Trump e suas empresas podem enfrentar uma sucessão de processos após republicano deixar a presidência

A vitória do democrata Joe Biden não significa apenas uma derrota eleitoral para Donald Trump. Ao deixar a Casa Branca, o presidente republicano perderá a imunidade que o cargo lhe confere. Isso significa que, assim que ele deixar o poder, o Departamento de Justiça pode retomar a acusação de possível obstrução de Justiça contra Trump apontada no inquérito especial sobre a interferência russa nas eleições de 2016, ou abrir um inquérito sobre suas deduções fiscais.

A Constituição americana não prevê a imunidade do presidente, mas há uma política de décadas do Departamento de Justiça de que o chefe de Estado não pode virar réu. Essa orientação não impede que investigações sejam abertas, mas ele pode usar o cargo para, por exemplo, não prestar depoimentos ou não apresentar seus dados fiscais — o que Trump já fez em processos anteriores que o envolviam.

O inquérito sobre a interferência russa, conduzido pelo promotor especial Robert Mueller, não obteve provas de que o republicano entrou em conluio com a campanha de desinformação de Moscou, mas detalhou episódios em que ele teria tentado impedir o seguimento da investigação.

Outro caso que poderia ser retomado é o da violação das leis de financiamento eleitoral em sua campanha de 2016. Na época, a equipe de Trump pagou pelo silêncio de duas mulheres que alegavam ter tido relações sexuais com o então candidato. O ex-advogado de Trump, Michael Cohen, se declarou culpado e foi condenado a três anos de prisão. Cohen, porém, disse que seu ex-cliente orientou o pagamento, que não foi declarado como despesa de campanha.

A eventual reabertura desses dois casos ficará a cargo do Departamento de Justiça, o que terá implicações políticas para o futuro governo de Joe Biden, que se elegeu com a promessa de reduzir a polarização no país.

— A decisão de processar um ex-mandatário tem sempre uma conotação política, e, com Trump, Biden vive um impasse — disse Oliver Stuenkel, coordenador da Escola de Relações Internacionais da FGV-SP — Processá-lo vai contra o discurso do democrata de retomar o diálogo, e irá minar a articulação que ele precisará ter com os republicanos no Congresso. Por outro lado, deixar Trump escapar ileso vai gerar uma revolta na ala mais progressista democrata.

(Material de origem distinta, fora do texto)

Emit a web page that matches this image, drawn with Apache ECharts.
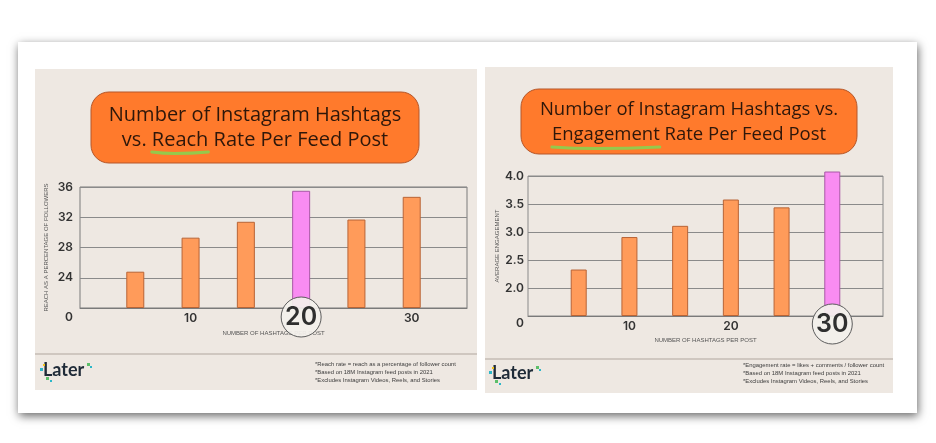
<!DOCTYPE html>
<html>
<head>
<meta charset="utf-8">
<script src="https://cdn.jsdelivr.net/npm/echarts@6/dist/echarts.min.js"></script>
<style>
  html, body { margin: 0; padding: 0; background: #ffffff; }
  #chart { width: 936px; height: 443px; }
</style>
</head>
<body>
<div id="chart"></div>
<script>
// data
var hashtagCounts = [5, 10, 15, 20, 25, 30];
var reachRates = [24.8, 29.3, 31.4, 35.5, 31.7, 34.7];
var engagementRates = [2.33, 2.91, 3.11, 3.58, 3.44, 4.08];
var reachPeak = 20;
var engagementPeak = 30;
// axis ranges: [shown from, max, interval]; everything below "shown from" is cut out down to 0
var hashtagAxis = [0, 35, 10];
var reachAxis = [20, 36, 4];
var engagementAxis = [1.5, 4.0, 0.5];

var chart = echarts.init(document.getElementById('chart'));

var orange = '#FF9B5A', orangeEdge = '#B86436';
var pink = '#F98CF2', pinkEdge = '#A958A6';
var numFont = 'Inter';

function barData(values, peak) {
    return hashtagCounts.map(function (x, i) {
        var hot = x === peak;
        return {
            value: [x, values[i]],
            itemStyle: {
                color: hot ? pink : orange,
                borderColor: hot ? pinkEdge : orangeEdge,
                borderWidth: 1
            }
        };
    });
}

function xAxisFor(gridIndex, peak, nameGap) {
    return {
        type: 'value', gridIndex: gridIndex,
        min: hashtagAxis[0], max: hashtagAxis[1], interval: hashtagAxis[2],
        name: 'NUMBER OF HASHTAGS PER POST', nameLocation: 'middle', nameGap: nameGap,
        nameTextStyle: { fontSize: 6, color: '#555', fontFamily: 'Liberation Sans' },
        axisLine: { show: true, lineStyle: { color: '#7a7a7a', width: 1 } },
        axisTick: { show: false },
        splitLine: { show: false },
        axisLabel: {
            margin: 4, fontSize: 12, fontWeight: 600, color: '#333', fontFamily: numFont,
            showMinLabel: false, showMaxLabel: false,
            formatter: function (v) { return v === peak ? '' : String(v); }
        }
    };
}

function yAxisFor(gridIndex, range, name, nameGap, zeroPad, digits) {
    return {
        type: 'value', gridIndex: gridIndex,
        min: 0, max: range[1], interval: range[2],
        breaks: [{ start: 0, end: range[0], gap: 0 }],
        breakArea: { show: false },
        name: name, nameLocation: 'middle', nameGap: nameGap, nameRotate: 90,
        nameTextStyle: { fontSize: 6, color: '#555', fontFamily: 'Liberation Sans' },
        axisLine: { show: false },
        axisTick: { show: false },
        splitLine: { lineStyle: { color: '#8a8a8a', width: 1 } },
        axisLabel: {
            margin: gridIndex === 0 ? 7 : 4,
            fontSize: 12, fontWeight: 600, color: '#333', fontFamily: numFont,
            formatter: function (v) {
                if (v === 0) return '{z|0}';
                if (v <= range[0]) return '';
                return v.toFixed(digits);
            },
            rich: { z: { padding: [zeroPad, 0, 0, 0], fontSize: 12, fontWeight: 600, color: '#333', fontFamily: numFont } }
        }
    };
}

function circleMark(peak, offset) {
    return {
        symbol: 'circle', symbolSize: 40,
        itemStyle: { color: 'rgba(243,240,236,0.93)', borderColor: '#5c5c5c', borderWidth: 1 },
        label: {
            show: true, position: 'inside', formatter: String(peak),
            fontSize: 25, fontWeight: 600, color: '#2f2f2f', fontFamily: numFont
        },
        data: [{ coord: [peak, 0], symbolOffset: [0, offset] }]
    };
}

var titleColor = '#2e170a';
var titleFont = 'Open Sans';
var noteStyle = { fontSize: 5.9, fill: '#3c3c3c', fontFamily: 'Liberation Sans', lineHeight: 8.3 };

// measure where the underlined word sits in a centred title line
var measureCtx = document.createElement('canvas').getContext('2d');
function wordSpan(line, word, size, cx) {
    measureCtx.font = '500 ' + size + 'px "' + titleFont + '"';
    var total = measureCtx.measureText(line).width;
    var before = measureCtx.measureText(line.slice(0, line.indexOf(word))).width;
    var w = measureCtx.measureText(word).width;
    var x0 = cx - total / 2 + before;
    return [x0, x0 + w];
}

function title(box, lines, word, size, lineY) {
    var cx = box[0] + box[2] / 2;
    var span = wordSpan(lines[1], word, size, cx);
    var uy = lineY + 12;
    return [
        { type: 'rect', z: 5, shape: { x: box[0], y: box[1], width: box[2], height: box[3], r: 18 },
          style: { fill: '#FF7A2C', stroke: '#B5572A', lineWidth: 1 } },
        { type: 'text', z: 6, x: cx, y: lineY - 12.5,
          style: { text: lines.join('\n'), align: 'center', verticalAlign: 'middle',
                   fontSize: size, fontWeight: 500, lineHeight: 25, fill: titleColor, fontFamily: titleFont } },
        { type: 'polyline', z: 7,
          shape: { points: [[span[0], uy], [span[0] + (span[1] - span[0]) * 0.4, uy + 1.5], [span[1], uy]], smooth: 0.5 },
          style: { stroke: '#95c94c', lineWidth: 3, lineCap: 'round', fill: null } }
    ];
}

function logo(x, y) {
    return [
        { type: 'text', left: x + 3, top: y - 11, z: 5,
          style: { text: 'Later', fontSize: 18, fontWeight: 'bold', fill: '#1f2b38', fontFamily: 'Lato' } },
        { type: 'rect', z: 6, shape: { x: x, y: y - 4, width: 3, height: 3 }, style: { fill: '#2cb7c9' } },
        { type: 'rect', z: 6, shape: { x: x + 3, y: y - 8, width: 2, height: 2 }, style: { fill: '#f2c31b' } },
        { type: 'rect', z: 6, shape: { x: x + 6, y: y + 5, width: 3, height: 3 }, style: { fill: '#5cbf6a' } },
        { type: 'rect', z: 6, shape: { x: x + 10, y: y + 8, width: 2, height: 2 }, style: { fill: '#2cb7c9' } },
        { type: 'rect', z: 6, shape: { x: x + 47, y: y - 9, width: 3, height: 3 }, style: { fill: '#5cbf6a' } },
        { type: 'rect', z: 6, shape: { x: x + 50, y: y - 6, width: 2, height: 2 }, style: { fill: '#2cb7c9' } }
    ];
}

var option = {
    animation: false,
    backgroundColor: '#ffffff',
    grid: [
        { left: 80, top: 187, width: 387, height: 121, show: true, borderColor: '#7a7a7a', borderWidth: 1, backgroundColor: 'transparent' },
        { left: 528, top: 176, width: 355, height: 140, show: true, borderColor: '#8a8a8a', borderWidth: 1, backgroundColor: 'transparent' }
    ],
    xAxis: [xAxisFor(0, reachPeak, 22), xAxisFor(1, engagementPeak, 21)],
    yAxis: [
        yAxisFor(0, reachAxis, 'REACH AS A PERCENTAGE OF FOLLOWERS', 31, 18, 0),
        yAxisFor(1, engagementAxis, 'AVERAGE ENGAGEMENT', 28, 14, 1)
    ],
    series: [
        { type: 'bar', xAxisIndex: 0, yAxisIndex: 0, barWidth: 18, clip: false,
          data: barData(reachRates, reachPeak), markPoint: circleMark(reachPeak, 9) },
        { type: 'bar', xAxisIndex: 1, yAxisIndex: 1, barWidth: 16, clip: false,
          data: barData(engagementRates, engagementPeak), markPoint: circleMark(engagementPeak, 8) }
    ],
    graphic: [
        // white card with shadow
        { type: 'rect', z: -20, shape: { x: 18, y: 42, width: 899, height: 371 },
          style: { fill: '#ffffff', shadowBlur: 9, shadowColor: 'rgba(0,0,0,0.6)', shadowOffsetX: 1, shadowOffsetY: 3 } },
        // beige panels
        { type: 'rect', z: -10, shape: { x: 35, y: 69, width: 442, height: 321 }, style: { fill: '#EEE8E2' } },
        { type: 'rect', z: -10, shape: { x: 485, y: 67, width: 408, height: 326 }, style: { fill: '#EEE8E2' } },
        { type: 'line', z: -5, shape: { x1: 35, y1: 354, x2: 477, y2: 354 }, style: { stroke: '#c4bcb4', lineWidth: 1.5 } },
        { type: 'line', z: -5, shape: { x1: 485, y1: 359, x2: 893, y2: 359 }, style: { stroke: '#c4bcb4', lineWidth: 1.5 } },
        // footnotes
        { type: 'text', z: 5, x: 315, y: 360,
          style: Object.assign({ text: '*Reach rate = reach as a percentage of follower count\n*Based on 18M Instagram feed posts in 2021\n*Excludes Instagram Videos, Reels, and Stories' }, noteStyle) },
        { type: 'text', z: 5, x: 743, y: 361,
          style: Object.assign({ text: '*Engagement rate = likes + comments / follower count\n*Based on 18M Instagram feed posts in 2021\n*Excludes Instagram Videos, Reels, and Stories' }, noteStyle) }
    ].concat(
        title([91, 92, 328, 71], ['Number of Instagram Hashtags', 'vs. Reach Rate Per Feed Post'], 'Reach', 20, 140),
        title([521, 89, 336, 65], ['Number of Instagram Hashtags vs.', 'Engagement Rate Per Feed Post'], 'Engagement', 18.5, 135),
        logo(40, 372), logo(489, 375)
    )
};

chart.setOption(option);
</script>
</body>
</html>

No flanco fiscal, a reportagem do New York Times que mostrou que Trump ficou sem pagar imposto de renda em dez dos 15 anos anteriores ao seu governo também pode dar origem a processos criminais. O republicano alegou que teve perdas significativas em seus investimentos e propriedades, o que lhe permitiu pagar apenas US$ 750 de imposto no ano de sua posse, e o mesmo valor no ano seguinte, já na Casa Branca.

Já existe um processo em que o presidente foi chamado a entregar suas movimentações financeiras. A ação corre na Justiça de Nova York e foi aberta inicialmente para investigar o pagamento a Stormy Daniels, uma das mulheres do caso em que Michael Cohen foi condenado. Trump conseguiu enrolar o embate judicial até o momento, levando-o até a Suprema Corte. Porém, com ele fora da Casa Branca, a ação deve ganhar mais força, já que os procuradores terão maior acesso a documentos do presidente e poderão intimá-lo a prestar depoimento.

A imobiliária da família de Trump também é investigada pela Procuradoria Geral de Nova York sob suspeita de ter subvalorizado algumas de suas propriedades para conseguir benefícios fiscais. Ainda que o caso corra em âmbito civil, caso os investigadores encontrem evidências de uma conduta intencional, ele poderia se tornar criminal e envolver Trump.

Fora das disputas judiciais, a situação financeira de Trump também enfrentará desafios. Segundo uma reportagem do Financial Times, o presidente tem cerca de US$ 900 milhões em dívidas imobiliárias que vão vencer nos próximos quatro anos. Ele também deverá pagar mais de US$ 300 milhões de empréstimos que também vencem nos próximos anos, conforme mostrou outra reportagem, do New York Times.